The true bicolours—high denominations—of the coconut definitive exhibit a kaleidoscope of colour combinations, some inherited from pre-war stamps of the Malay states. The colour pairs are of varying proximities on the colour wheel (centre) from near-adjacent (left) to directly opposite (right). Like the tonal nuances and contrasts of orchestral instruments in a Beethoven symphony, they range from sombre to exuberant, feminine to masculine, subtle to brazen. Multicolour registration was a mark of craftsmanship in artistic letterpress printing in the late 19th century (Clouse & Voulangas 2009), and the choice of colours was hotly debated in the trade. Bicoloured stamps were not always appreciated though; the first such stamps in the US in 1869 were widely seen as garish at the time. The author himself has spoken to an individual who finds the bicolours jarring. See Singapore for more examples of bicolours.

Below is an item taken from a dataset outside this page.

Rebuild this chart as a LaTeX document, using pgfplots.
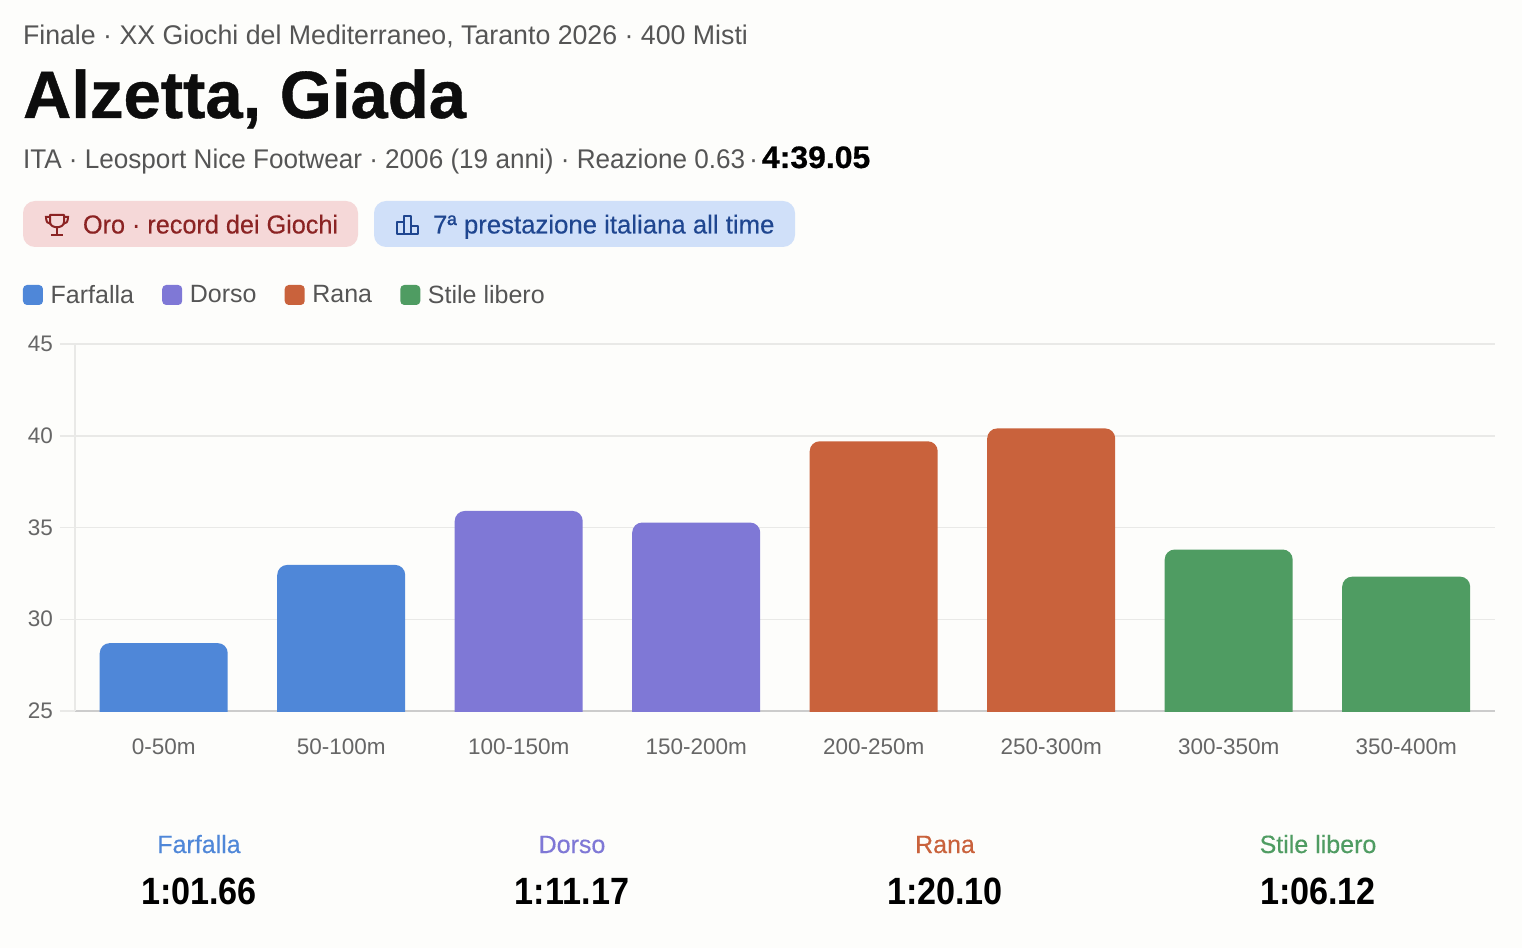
\documentclass[border=0pt]{standalone}
\usepackage{fontspec}
\setmainfont{Liberation Sans}
\newfontfamily\med[FakeBold=0.35]{Liberation Sans}
\newfontfamily\semi{Liberation Sans Bold}
\newfontfamily\hvy[FakeBold=0.6]{Liberation Sans Bold}
\usepackage{pgfplots}
\pgfplotsset{compat=1.18}
\definecolor{bg}{HTML}{FDFDFB}
\definecolor{farf}{HTML}{4F87D8}
\definecolor{dors}{HTML}{7F78D6}
\definecolor{rana}{HTML}{C9623C}
\definecolor{stil}{HTML}{4F9C62}
\definecolor{txt}{HTML}{555555}
\definecolor{tick}{HTML}{666666}
\definecolor{grd}{HTML}{E9E9E7}
\definecolor{pr}{HTML}{F5D8D8}
\definecolor{prt}{HTML}{8B2323}
\definecolor{pb}{HTML}{D0E0F9}
\definecolor{pbt}{HTML}{1F4690}
\newcommand{\fz}[1]{\fontsize{\dimexpr#1pt*3/4\relax}{\dimexpr#1pt*9/10\relax}\selectfont}
\begin{document}
\begin{tikzpicture}[every node/.style={inner sep=0pt,outer sep=0pt}]
\begin{scope}[x=0.75pt,y=-0.75pt]
\fill[bg] (0,0) rectangle (1522,948);
\node[anchor=base west,text=txt] at (23,45) {\scalebox{0.99}[1]{\fz{27}Finale · XX Giochi del Mediterraneo, Taranto 2026 · 400 Misti}};
\node[anchor=base west,text=black!95] at (23,118) {\scalebox{1}[1]{\fz{67}\hvy Alzetta, Giada}};
\node[anchor=base west,text=txt] at (23,169) {\scalebox{0.967}[1]{\fz{27}ITA · Leosport Nice Footwear · 2006 (19 anni) · Reazione 0.63}};
\node[anchor=base west,text=txt] at (749,169) {\fz{27}·};
\node[anchor=base west,text=black] at (762,168) {\scalebox{1.03}[1]{\fz{31}\hvy 4:39.05}};
\fill[pr,rounded corners=12*0.75pt] (23,201) rectangle (358,247);
\fill[pb,rounded corners=12*0.75pt] (374,201) rectangle (795,247);
\node[anchor=base west,text=prt] at (83,233.5) {\scalebox{0.97}[1]{\fz{26}\med Oro · record dei Giochi}};
\node[anchor=base west,text=pbt] at (433,233.5) {\scalebox{0.99}[1]{\fz{26}\med 7ª prestazione italiana all time}};
% trophy icon
\draw[prt,line width=1.5pt,line join=round] (50,215) -- (64,215) -- (64,222) .. controls (64,229) and (50,229) .. (50,222) -- cycle;
\draw[prt,line width=1.5pt] (50,217) -- (46,217) .. controls (46,222) and (48,224) .. (51,224);
\draw[prt,line width=1.5pt] (64,217) -- (68,217) .. controls (68,222) and (66,224) .. (63,224);
\draw[prt,line width=1.5pt] (57,228) -- (57,235) (51,235) -- (63,235);
% bars icon
\draw[pbt,line width=1.5pt,line join=round] (397,234) -- (397,222) -- (404,222) -- (404,216) -- (411,216) -- (411,226) -- (418,226) -- (418,234) -- cycle (404,222) -- (404,234) (411,226) -- (411,234);
\node[anchor=base,text=farf] at (199,853) {\fz{25}\med Farfalla};
\node[anchor=base,text=dors] at (572,853) {\fz{25}\med Dorso};
\node[anchor=base,text=rana] at (945,853) {\fz{25}\med Rana};
\node[anchor=base,text=stil] at (1318,853) {\fz{25}\med Stile libero};
\node[anchor=base,text=black] at (199,904) {\scalebox{0.9}[1]{\fz{38}\semi 1:01.66}};
\node[anchor=base,text=black] at (572,904) {\scalebox{0.9}[1]{\fz{38}\semi 1:11.17}};
\node[anchor=base,text=black] at (945,904) {\scalebox{0.9}[1]{\fz{38}\semi 1:20.10}};
\node[anchor=base,text=black] at (1318,904) {\scalebox{0.9}[1]{\fz{38}\semi 1:06.12}};
\end{scope}
\begin{axis}[
  at={(75*0.75pt,-711*0.75pt)},anchor=south west,
  scale only axis,width=1420*0.75pt,height=367*0.75pt,
  xmin=-0.5,xmax=7.5,ymin=25,ymax=45,
  xtick={0,...,7},
  xticklabels={0-50m,50-100m,100-150m,150-200m,200-250m,250-300m,300-350m,350-400m},
  ytick={25,30,35,40,45},
  ymajorgrids,
  grid style={grd,line width=1.5*0.75pt},
  axis x line*=bottom,axis y line*=left,
  x axis line style={draw=black!20,line width=1.5*0.75pt,-},
  y axis line style={draw=grd,line width=1.5*0.75pt,-},
  major tick length=15*0.75pt,
  tick align=outside,
  xtick style={draw=none},
  ytick style={draw=grd,line width=1.5*0.75pt},
  /pgf/number format/assume math mode=true,
  tick label style={text=tick,font=\fz{22.5}},
  xticklabel style={yshift=-13*0.75pt},
  yticklabel style={xshift=-7*0.75pt},
  legend columns=4,
  legend cell align=left,
  legend style={at={(-52*0.75pt,416*0.75pt)},anchor=west,draw=none,fill=none,
    font=\fz{25},text=txt,inner sep=0pt,outer sep=0pt,
    /tikz/every odd column/.append style={column sep=5*0.75pt},
    /tikz/every even column/.append style={column sep=25.5*0.75pt}},
  legend image code/.code={\fill[#1,draw=none,rounded corners=3pt] (0pt,-7.5pt) rectangle (15pt,7.5pt);},
]
\addlegendimage{fill=farf}\addlegendentry{Farfalla}
\addlegendimage{fill=dors}\addlegendentry{Dorso}
\addlegendimage{fill=rana}\addlegendentry{Rana}
\addlegendimage{fill=stil}\addlegendentry{Stile libero}
\end{axis}
\begin{scope}
\clip (75*0.75pt,-300*0.75pt) rectangle (1495*0.75pt,-711*0.75pt);
\begin{axis}[
  at={(75*0.75pt,-729.35*0.75pt)},anchor=south west,
  scale only axis,width=1420*0.75pt,height=385.35*0.75pt,
  xmin=-0.5,xmax=7.5,ymin=24,ymax=45,
  hide axis,
  ybar,bar width=128*0.75pt,
]
\addplot[fill=farf,draw=none,bar shift=0pt,rounded corners=7.5pt] coordinates {(0,28.70)(1,32.96)};
\addplot[fill=dors,draw=none,bar shift=0pt,rounded corners=7.5pt] coordinates {(2,35.90)(3,35.27)};
\addplot[fill=rana,draw=none,bar shift=0pt,rounded corners=7.5pt] coordinates {(4,39.70)(5,40.40)};
\addplot[fill=stil,draw=none,bar shift=0pt,rounded corners=7.5pt] coordinates {(6,33.80)(7,32.32)};
\end{axis}
\end{scope}
\end{tikzpicture}
\end{document}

Blue and violet-blue. See BMA blues for the huge variety of blue shades.

This variant of the $1 tricolour with a pale olive vignette has not been documented even in specialized catalogues. A similar "mutant" vignette exists on some 50-cent values in the same series. In lieu of chemical analysis, the author speculates that the greenish colour may be due to hydrated copper nitrate occuring as an impurity that becomes visible as the black pigment fades. This is known to happen in body tattoos.

A mysterious copy of the $1 with a missing vignette was reported by Flowerdew (2002); a $5 in similar condition is shown above. The author suspects poor ink and/or bleaching by chemicals such as the benzene, carbon tetrachloride, trichloroethylene and hydrogen peroxide sometimes used by philatelists to remove grease, reverse sulphuretting and treat other damage.